A non‐parametric Hawkes process model of primary and secondary accidents on a UK smart motorway

In the United Kingdom, traffic accidents led to 1782 deaths and 25,484 serious injuries in 2018. In addition to these direct human costs, crashes, collisions and breakdowns also cause severe congestion leading to significant drops in road efficiency. Hence, there is an imperative to further reduce the accident rate on UK roads. Yet further reductions will likely require targeted interventions to improve safety at specific locations where the accident risk is known to be high, or to mitigate against particular mechanisms known to account for a significant proportion of accidents.
In a new paper, LML External Fellow Colm Connaughton and colleagues contribute to this effort by using traffic data to model the distribution of motorway incidents as a spatiotemporal process comprised of a background component and a self‐excitation component associated with secondary events. These occur when a driver, reacting to the disruption of one accident, triggers a subsequent accident upstream of the first one. The researchers focus on one year of data for the M25 London Orbital, one of the busiest motorways in the United Kingdom. They first quantify how accident risk on the M25 varies in space and time relative to the baseline, and then also estimate the likely contribution of secondary incidents.
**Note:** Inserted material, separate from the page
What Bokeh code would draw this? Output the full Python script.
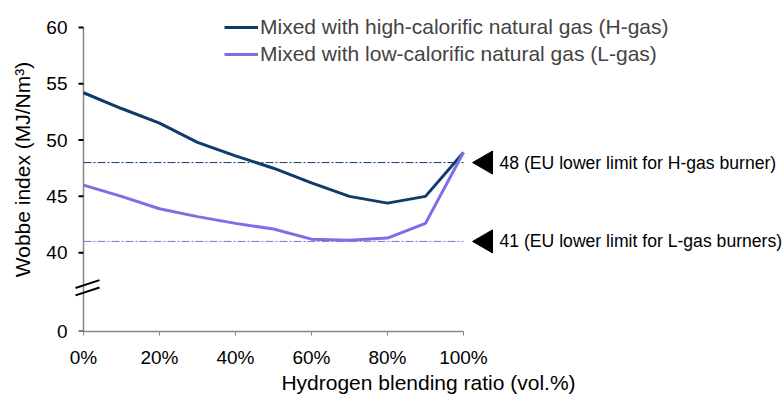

Their results indicate that the spatiotemporal variation in the incident rate on the M25 is strongly inhomogeneous, showing a strong daily double peak structure reflecting commuting patterns superimposed in a weaker weekly variation with a peak on Fridays and a trough on Saturdays. This pattern of temporal variation remained stable over the year studied. The spatial variation also showed two primary peaks in intensity, the largest in the vicinity of the Potters Bar Interchange, and the other near Junctions 5 and 6 where the M26 and M23 join the M25. Overall, they found that 6–7% of the observed incidents were likely secondary incidents under the assumptions of their model. They conclude that, on the M25, the scope to further reduce accident rates by reducing secondary incidents is limited, and more could be achieved by reducing the peaks at specific times or ‘hot‐spot’ locations. The authors hope this model will be helpful in addressing the question of how best to target interventions when the baseline accident rate is already low in absolute terms.